-- start Exercise materials --

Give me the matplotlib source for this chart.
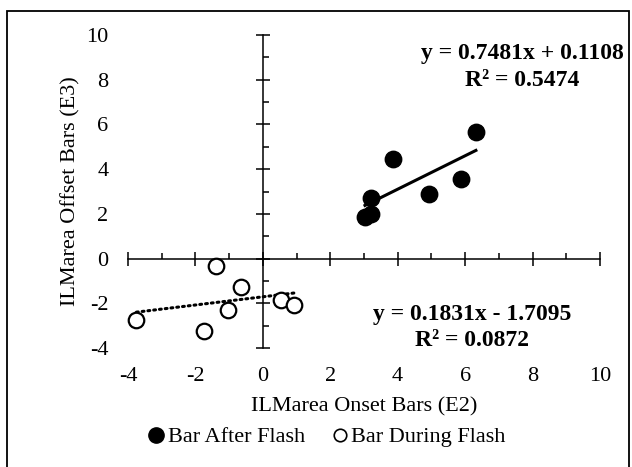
import matplotlib
matplotlib.use("Agg")
import matplotlib.pyplot as plt
from matplotlib.lines import Line2D
from matplotlib.patches import Rectangle
import numpy as np

plt.rcParams['font.family'] = ['Liberation Serif', 'DejaVu Serif']
plt.rcParams['axes.unicode_minus'] = False

# ILMarea onset (E2) vs offset (E3)
after_x = [6.32, 3.87, 5.89, 4.94, 3.22, 3.22, 3.03]
after_y = [5.65, 4.44, 3.56, 2.88, 2.70, 2.00, 1.85]
during_x = [-1.39, -0.65, 0.55, 0.93, -1.03, -3.75, -1.75]
during_y = [-0.31, -1.27, -1.85, -2.06, -2.30, -2.74, -3.26]

# linear fits (slope, intercept, r squared)
after_fit = (0.7481, 0.1108, 0.5474)
during_fit = (0.1831, -1.7095, 0.0872)

ticks = [-4, -2, 0, 2, 4, 6, 8, 10]
minor = [-3, -1, 1, 3, 5, 7, 9]

fig = plt.figure(figsize=(6.32, 4.67), dpi=100)
rect = [0.2025, 0.2548, 0.7468, 0.6702]

# tick labels sit on the outer edge, axes cross at zero
lab = fig.add_axes(rect)
lab.set_xlim(-4, 10)
lab.set_ylim(-4, 10)
lab.set_xticks(ticks)
lab.set_yticks(ticks)
lab.tick_params(length=0, labelsize=16)
lab.tick_params(axis='y', pad=14)
lab.tick_params(axis='x', pad=14)
for s in lab.spines.values():
    s.set_visible(False)
lab.patch.set_visible(False)
lab.set_xlabel('ILMarea Onset Bars (E2)', fontsize=16, labelpad=8)
lab.set_ylabel('ILMarea Offset Bars (E3)', fontsize=16, labelpad=4)

ax = fig.add_axes(rect)
ax.patch.set_visible(False)
ax.set_xlim(-4, 10)
ax.set_ylim(-4, 10)
ax.spines['left'].set_position(('data', 0))
ax.spines['bottom'].set_position(('data', 0))
ax.spines['top'].set_visible(False)
ax.spines['right'].set_visible(False)
for s in ('left', 'bottom'):
    ax.spines[s].set_linewidth(1.1)
ax.set_xticks(ticks)
ax.set_yticks(ticks)
ax.set_xticks(minor, minor=True)
ax.set_yticks(minor, minor=True)
ax.tick_params(which='major', direction='inout', length=10, width=1.1,
               labelbottom=False, labelleft=False)
ax.tick_params(which='minor', direction='in', length=4.5, width=1.1)

ax.scatter(after_x, after_y, s=140, c='black', zorder=3, clip_on=False)
ax.scatter(during_x, during_y, s=125, facecolors='white', edgecolors='black',
           linewidths=1.6, zorder=3, clip_on=False)

xa = np.array([min(after_x), max(after_x)])
ax.plot(xa, after_fit[0] * xa + after_fit[1], color='black', lw=2.2, zorder=2)
xd = np.array([min(during_x), max(during_x)])
ax.plot(xd, during_fit[0] * xd + during_fit[1], color='black', lw=2.2,
        linestyle=(0, (0.6, 1.3)), dash_capstyle='round', zorder=2)

def eq_text(m, b, r2):
    sign = '+' if b >= 0 else '-'
    return 'y = %.4fx %s %.4f\nR² = %.4f' % (m, sign, abs(b), r2)

fig.text(0.826, 0.856, eq_text(*after_fit), ha='center', va='center',
         fontsize=17, fontweight='bold', linespacing=1.35)
fig.text(0.747, 0.299, eq_text(*during_fit), ha='center', va='center',
         fontsize=17, fontweight='bold', linespacing=1.35)

handles = [
    Line2D([], [], marker='o', ls='none', color='black', markersize=11),
    Line2D([], [], marker='o', ls='none', markerfacecolor='white',
           markeredgecolor='black', markeredgewidth=1.2, markersize=9),
]
fig.legend(handles, ['Bar After Flash', 'Bar During Flash'], ncol=2,
           loc='center', bbox_to_anchor=(0.515, 0.064), frameon=False,
           fontsize=16, handletextpad=0.0, columnspacing=1.1, handlelength=1.0)

fig.patches.append(Rectangle((0.011, -0.02), 0.984, 0.996, transform=fig.transFigure,
                             fill=False, edgecolor='black', linewidth=1.3))

fig.savefig('out.png', dpi=100)
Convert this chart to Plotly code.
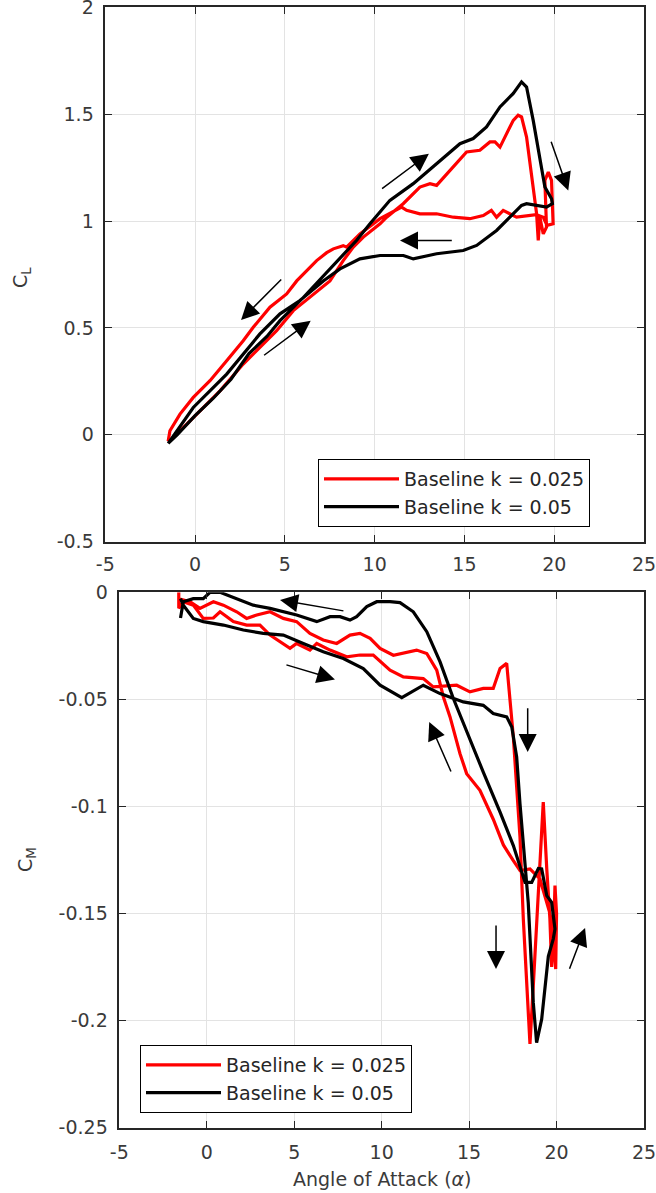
import plotly.graph_objects as go

# ---------------- data ----------------
alpha_cl_k025 = [-1.5, -1.4, -0.1, 1.39, 2.68, 3.61, 4.54, 5.47, 6.4, 7.51, 8.25, 8.81, 9.37, 10.3, 10.67,
                 11.59, 12.52, 13.08, 13.45, 14.19, 15.12, 15.86, 16.42, 16.7, 16.98, 17.35, 17.72, 17.99,
                 18.18, 18.46, 18.83, 19.02, 19.11, 19.2, 19.39, 19.57, 19.48, 19.67, 19.85, 19.94, 19.6,
                 19.39, 19.0, 17.9, 17.16, 16.79, 16.5, 16.05, 15.3, 14.38, 13.45, 12.52, 11.78, 11.5,
                 10.3, 9.18, 8.44, 8.25, 7.7, 7.33, 6.77, 6.21, 5.66, 5.1, 4.17, 3.24, 2.68, 1.76, 0.83,
                 -0.1, -0.84, -1.4, -1.5]
cl_k025 = [-0.03, -0.028, 0.081, 0.206, 0.331, 0.409, 0.487, 0.581, 0.643, 0.72, 0.815, 0.878, 0.925,
           0.987, 1.018, 1.081, 1.159, 1.175, 1.167, 1.237, 1.323, 1.331, 1.37, 1.37, 1.346, 1.409, 1.471,
           1.495, 1.487, 1.393, 1.159, 1.034, 0.909, 1.018, 0.94, 0.971, 1.19, 1.229, 1.19, 0.987, 0.98,
           1.018, 1.03, 1.018, 1.05, 1.018, 1.05, 1.026, 1.011, 1.018, 1.034, 1.034, 1.05, 1.065, 1.011,
           0.94, 0.878, 0.885, 0.87, 0.852, 0.815, 0.768, 0.72, 0.659, 0.597, 0.503, 0.44, 0.347, 0.253,
           0.175, 0.097, 0.019, -0.03]

alpha_cl_k05 = [-1.5, -1.0, 0.0, 1.0, 2.0, 3.0, 4.0, 4.73, 6.0, 7.0, 8.0, 9.0, 9.74, 10.85, 12.15, 13.45,
                14.75, 15.49, 16.23, 16.98, 17.72, 18.18, 18.46, 18.83, 19.2, 19.48, 19.85, 19.9, 19.57,
                19.02, 18.46, 18.18, 17.72, 16.79, 15.68, 14.93, 13.45, 12.15, 11.6, 10.3, 9.18, 8.07,
                7.14, 5.84, 4.73, 3.61, 1.76, -0.1, -1.4, -1.5]
cl_k05 = [-0.04, 0.0, 0.09, 0.17, 0.26, 0.38, 0.46, 0.534, 0.64, 0.73, 0.82, 0.91, 0.987, 1.097, 1.175,
          1.268, 1.362, 1.386, 1.44, 1.534, 1.597, 1.651, 1.627, 1.471, 1.284, 1.159, 1.104, 1.081, 1.065,
          1.073, 1.081, 1.073, 1.034, 0.956, 0.886, 0.862, 0.847, 0.823, 0.839, 0.839, 0.823, 0.776,
          0.72, 0.628, 0.566, 0.472, 0.284, 0.128, -0.028, -0.04]

alpha_cm_k025 = [-1.6, -1.6, -1.34, -0.77, -0.2, 0.38, 0.76, 1.52, 2.28, 3.04, 3.62, 4.19, 4.76, 5.14, 5.9,
                 6.29, 7.05, 8.0, 8.76, 9.52, 10.48, 11.24, 12.38, 12.95, 14.29, 15.05, 15.81, 16.38, 16.77,
                 17.15, 17.34, 17.53, 17.72, 17.91, 18.1, 18.38, 18.48, 18.67, 18.96, 19.15, 19.24, 19.44,
                 19.62, 19.72, 19.81, 19.91, 20.0, 19.95, 19.85, 19.62, 19.05, 18.48, 17.91, 17.5, 16.96,
                 16.38, 15.62, 14.86, 14.48, 13.91, 13.53, 13.15, 12.58, 12.0, 10.67, 9.91, 9.34, 8.76,
                 8.19, 7.43, 6.66, 5.9, 5.14, 4.38, 3.62, 2.86, 2.28, 1.71, 0.95, 0.38, -0.39, -0.96, -1.6]
cm_k025 = [0.0, -0.0075, -0.0044, -0.006, -0.0122, -0.012, -0.0091, -0.0137, -0.0153, -0.0153, -0.02,
           -0.0231, -0.0262, -0.0239, -0.027, -0.0239, -0.027, -0.0301, -0.0293, -0.0293, -0.0364, -0.0395,
           -0.0403, -0.0442, -0.0434, -0.0465, -0.0449, -0.0449, -0.0356, -0.0332, -0.0489, -0.0676,
           -0.091, -0.1144, -0.1526, -0.1963, -0.211, -0.1838, -0.137, -0.1058, -0.098, -0.1292, -0.1526,
           -0.175, -0.165, -0.137, -0.15, -0.176, -0.16, -0.15, -0.1339, -0.1292, -0.13, -0.125, -0.118,
           -0.106, -0.0925, -0.0847, -0.0754, -0.0582, -0.0489, -0.0364, -0.0286, -0.027, -0.0294,
           -0.0262, -0.0215, -0.0192, -0.02, -0.0239, -0.0223, -0.0192, -0.0137, -0.0122, -0.0091,
           -0.0106, -0.0122, -0.0091, -0.006, -0.0044, -0.0075, -0.0044, -0.003]

alpha_cm_k05 = [-1.5, -1.34, -0.77, -0.2, 0.95, 2.09, 3.23, 4.38, 5.52, 6.66, 7.81, 8.95, 9.91, 11.15,
                12.38, 13.34, 14.67, 15.81, 16.38, 17.15, 17.44, 17.72, 17.91, 18.1, 18.38, 18.67, 18.86,
                19.15, 19.44, 19.53, 19.81, 19.91, 19.72, 19.44, 19.15, 18.96, 18.58, 18.2, 17.53, 16.77,
                15.81, 14.86, 14.1, 13.34, 12.58, 11.81, 11.05, 10.48, 9.72, 9.15, 8.57, 8.19, 7.62, 7.05,
                6.29, 5.14, 3.62, 2.66, 1.71, 0.76, 0.19, -0.2, -0.77, -1.34, -1.5]
cm_k05 = [-0.003, -0.006, -0.0122, -0.0137, -0.0153, -0.0176, -0.0192, -0.02, -0.0239, -0.0278, -0.0309,
          -0.0356, -0.0434, -0.0492, -0.0434, -0.0473, -0.0512, -0.0528, -0.0566, -0.0582, -0.0629,
          -0.0769, -0.0988, -0.1158, -0.1448, -0.1917, -0.2104, -0.1994, -0.176, -0.17, -0.162, -0.1573,
          -0.1448, -0.1417, -0.1292, -0.129, -0.1355, -0.1355, -0.1183, -0.1027, -0.084, -0.0653,
          -0.0496, -0.0325, -0.0184, -0.0091, -0.0048, -0.0044, -0.0044, -0.0067, -0.0114, -0.013,
          -0.0114, -0.0114, -0.0137, -0.0106, -0.0075, -0.006, -0.0028, 0.0, 0.0, -0.003, -0.003,
          -0.0044, -0.012]

series_names = ["Baseline k = 0.025", "Baseline k = 0.05"]
series_colors = ["#ff0000", "#000000"]

x_ticks = [-5, 0, 5, 10, 15, 20, 25]
x_ticklabels = ["-5", "0", "5", "10", "15", "20", "25"]
cl_ticks = [-0.5, 0, 0.5, 1, 1.5, 2]
cl_ticklabels = ["-0.5", "0", "0.5", "1", "1.5", "2"]
cm_ticks = [-0.25, -0.2, -0.15, -0.1, -0.05, 0]
cm_ticklabels = ["-0.25", "-0.2", "-0.15", "-0.1", "-0.05", "0"]

# arrows: (tail_x, tail_y, head_x, head_y)
cl_arrows = [(10.33, 1.147, 13.02, 1.315), (19.8, 1.378, 20.78, 1.143), (14.38, 0.909, 11.41, 0.909),
             (4.88, 0.734, 2.56, 0.537), (3.76, 0.367, 6.44, 0.534)]
cm_arrows = [(7.9, -0.0088, 4.19, -0.0036), (4.47, -0.0337, 7.33, -0.0407), (14.0, -0.0844, 12.72, -0.0606),
             (18.35, -0.0535, 18.35, -0.0746), (16.54, -0.155, 16.54, -0.176), (20.71, -0.1765, 21.63, -0.1568)]

# ---------------- figure ----------------
W, H = 656, 1193
FONT = "DejaVu Sans"
TXT = "#3a3a3a"
fig = go.Figure()

for name, col, xs, ys in zip(series_names, series_colors,
                             [alpha_cl_k025, alpha_cl_k05], [cl_k025, cl_k05]):
    fig.add_trace(go.Scatter(x=xs, y=ys, mode="lines", name=name,
                             line=dict(color=col, width=3.2), xaxis="x", yaxis="y",
                             legend="legend"))
for name, col, xs, ys in zip(series_names, series_colors,
                             [alpha_cm_k025, alpha_cm_k05], [cm_k025, cm_k05]):
    fig.add_trace(go.Scatter(x=xs, y=ys, mode="lines", name=name,
                             line=dict(color=col, width=3.2), xaxis="x2", yaxis="y2",
                             legend="legend2"))

axis_common = dict(showline=True, linecolor="#262626", linewidth=1.5, mirror="ticks",
                   ticks="inside", ticklen=7, tickwidth=1.3, tickcolor="#262626",
                   showgrid=True, gridcolor="#e3e3e3", gridwidth=1, zeroline=False,
                   automargin=False, ticklabeloverflow="allow",
                   tickfont=dict(family=FONT, size=19, color=TXT))

fig.update_layout(
    width=W, height=H, margin=dict(l=0, r=0, t=0, b=0),
    paper_bgcolor="white", plot_bgcolor="white",
    font=dict(family=FONT, color=TXT),
    xaxis=dict(domain=[105.3 / W, 644 / W], range=[-5, 25], tickvals=x_ticks, ticktext=x_ticklabels,
               anchor="y", ticklabelstandoff=5, **axis_common),
    yaxis=dict(domain=[1 - 541.7 / H, 1 - 7.3 / H], range=[-0.5, 2], tickvals=cl_ticks,
               ticktext=cl_ticklabels, anchor="x", ticklabelstandoff=6, **axis_common),
    xaxis2=dict(domain=[119.3 / W, 644 / W], range=[-5, 25], tickvals=x_ticks, ticktext=x_ticklabels,
                anchor="y2", ticklabelstandoff=7, **axis_common),
    yaxis2=dict(domain=[1 - 1127.5 / H, 1 - 592.3 / H], range=[-0.25, 0], tickvals=cm_ticks,
                ticktext=cm_ticklabels, anchor="x2", ticklabelstandoff=6, **axis_common),
    legend=dict(x=318 / W, y=1 - 459 / H, xanchor="left", yanchor="top", bgcolor="white",
                bordercolor="#000000", borderwidth=1, itemwidth=75,
                font=dict(family=FONT, size=19, color="#262626")),
    legend2=dict(x=140 / W, y=1 - 1045 / H, xanchor="left", yanchor="top", bgcolor="white",
                 bordercolor="#000000", borderwidth=1, itemwidth=75,
                 font=dict(family=FONT, size=19, color="#262626")),
)

annotations = []
for tx, ty, hx, hy in cl_arrows:
    annotations.append(dict(x=hx, y=hy, ax=tx, ay=ty, xref="x", yref="y", axref="x", ayref="y",
                            text="", showarrow=True, arrowhead=2, arrowsize=2.4, arrowwidth=1.5,
                            arrowcolor="black", standoff=0))
for tx, ty, hx, hy in cm_arrows:
    annotations.append(dict(x=hx, y=hy, ax=tx, ay=ty, xref="x2", yref="y2", axref="x2", ayref="y2",
                            text="", showarrow=True, arrowhead=2, arrowsize=2.4, arrowwidth=1.5,
                            arrowcolor="black", standoff=0))

annotations.append(dict(x=22 / W, y=1 - 278 / H, xref="paper", yref="paper", text="C<sub>L</sub>",
                        textangle=-90, showarrow=False, xanchor="center", yanchor="middle",
                        font=dict(family=FONT, size=19, color=TXT)))
annotations.append(dict(x=26 / W, y=1 - 860 / H, xref="paper", yref="paper", text="C<sub>M</sub>",
                        textangle=-90, showarrow=False, xanchor="center", yanchor="middle",
                        font=dict(family=FONT, size=19, color=TXT)))
annotations.append(dict(x=382 / W, y=1 - 1179 / H, xref="paper", yref="paper",
                        text="Angle of Attack (<i>α</i>)", showarrow=False,
                        xanchor="center", yanchor="middle",
                        font=dict(family=FONT, size=19, color=TXT)))
fig.update_layout(annotations=annotations)

fig.write_html("out.html")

-- end Exercise materials --

Restate word for word every line from the top of the entries above to the line with "direction='in', length=4.5, width=1.1)", inclusive, and skip any pictures.

Result of the exercise>
Give me the matplotlib source for this chart.
import matplotlib
matplotlib.use("Agg")
import matplotlib.pyplot as plt
from matplotlib.lines import Line2D
from matplotlib.patches import Rectangle
import numpy as np

plt.rcParams['font.family'] = ['Liberation Serif', 'DejaVu Serif']
plt.rcParams['axes.unicode_minus'] = False

# ILMarea onset (E2) vs offset (E3)
after_x = [6.32, 3.87, 5.89, 4.94, 3.22, 3.22, 3.03]
after_y = [5.65, 4.44, 3.56, 2.88, 2.70, 2.00, 1.85]
during_x = [-1.39, -0.65, 0.55, 0.93, -1.03, -3.75, -1.75]
during_y = [-0.31, -1.27, -1.85, -2.06, -2.30, -2.74, -3.26]

# linear fits (slope, intercept, r squared)
after_fit = (0.7481, 0.1108, 0.5474)
during_fit = (0.1831, -1.7095, 0.0872)

ticks = [-4, -2, 0, 2, 4, 6, 8, 10]
minor = [-3, -1, 1, 3, 5, 7, 9]

fig = plt.figure(figsize=(6.32, 4.67), dpi=100)
rect = [0.2025, 0.2548, 0.7468, 0.6702]

# tick labels sit on the outer edge, axes cross at zero
lab = fig.add_axes(rect)
lab.set_xlim(-4, 10)
lab.set_ylim(-4, 10)
lab.set_xticks(ticks)
lab.set_yticks(ticks)
lab.tick_params(length=0, labelsize=16)
lab.tick_params(axis='y', pad=14)
lab.tick_params(axis='x', pad=14)
for s in lab.spines.values():
    s.set_visible(False)
lab.patch.set_visible(False)
lab.set_xlabel('ILMarea Onset Bars (E2)', fontsize=16, labelpad=8)
lab.set_ylabel('ILMarea Offset Bars (E3)', fontsize=16, labelpad=4)

ax = fig.add_axes(rect)
ax.patch.set_visible(False)
ax.set_xlim(-4, 10)
ax.set_ylim(-4, 10)
ax.spines['left'].set_position(('data', 0))
ax.spines['bottom'].set_position(('data', 0))
ax.spines['top'].set_visible(False)
ax.spines['right'].set_visible(False)
for s in ('left', 'bottom'):
    ax.spines[s].set_linewidth(1.1)
ax.set_xticks(ticks)
ax.set_yticks(ticks)
ax.set_xticks(minor, minor=True)
ax.set_yticks(minor, minor=True)
ax.tick_params(which='major', direction='inout', length=10, width=1.1,
               labelbottom=False, labelleft=False)
ax.tick_params(which='minor', direction='in', length=4.5, width=1.1)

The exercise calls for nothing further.